Before Marshall can answer, we're transported to an under-the-bridge meeting between Spy Daddy and Willage. Spy Daddy fills Willage in on the details of the Deep Throat meeting. Only, uh, I don't really know HOW Spy Daddy knows the details of the Deep Throat meeting because, like, he isn't Deep Throat. I mean, didn't Willage get a call from Deep Throat with instructions? Shouldn't Willage already KNOW the details of the meeting? Oh, whatever. Like it matters. Willage looks really cute in this scene so, really, I'm not even paying attention to the dialogue.
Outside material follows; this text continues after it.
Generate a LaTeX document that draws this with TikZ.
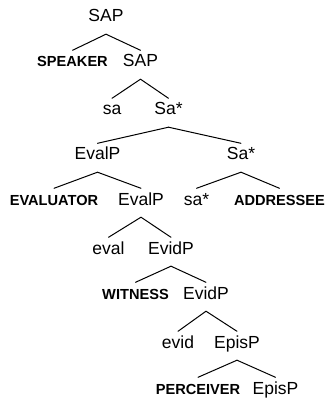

Spy Daddy hands Willage a coat with a miniature transmitter sewn into the lining. Willage is worried about being frisked. Good thing the transmitter's too small to detect. Those spies! They think of everything. Spy Daddy wants to know the terms of the meeting; where, when, is Willage supposed to be doing anything specific? Right. Because Spy Daddy knows how Willage is going to be abducted for the meeting, but he doesn't know where, when, or if Willage is supposed to be doing anything specific. Lord.
Willage tells Spy Daddy that he's supposed to be on a street corner, tomorrow night, reading the business section of the local paper. What street corner? Where? Spy Daddy's full of questions for someone who usually knows everything. Willage takes a deep breath and says, "Paris." Ah, Paris. I know it well. Too bad I'm not there right now.
Wendy Kroy: Bitch, you were just THERE. Don't be greedy.
Regina: Jealous much?
Wendy Kroy: Bet your sweet ass I'm jealous. And you didn't even bring me a goddamn ashtray from the airport.
Regina: Dude. I told you! There were dogs sniffing around my luggage! I wasn't really looking for cheap airport ashtrays.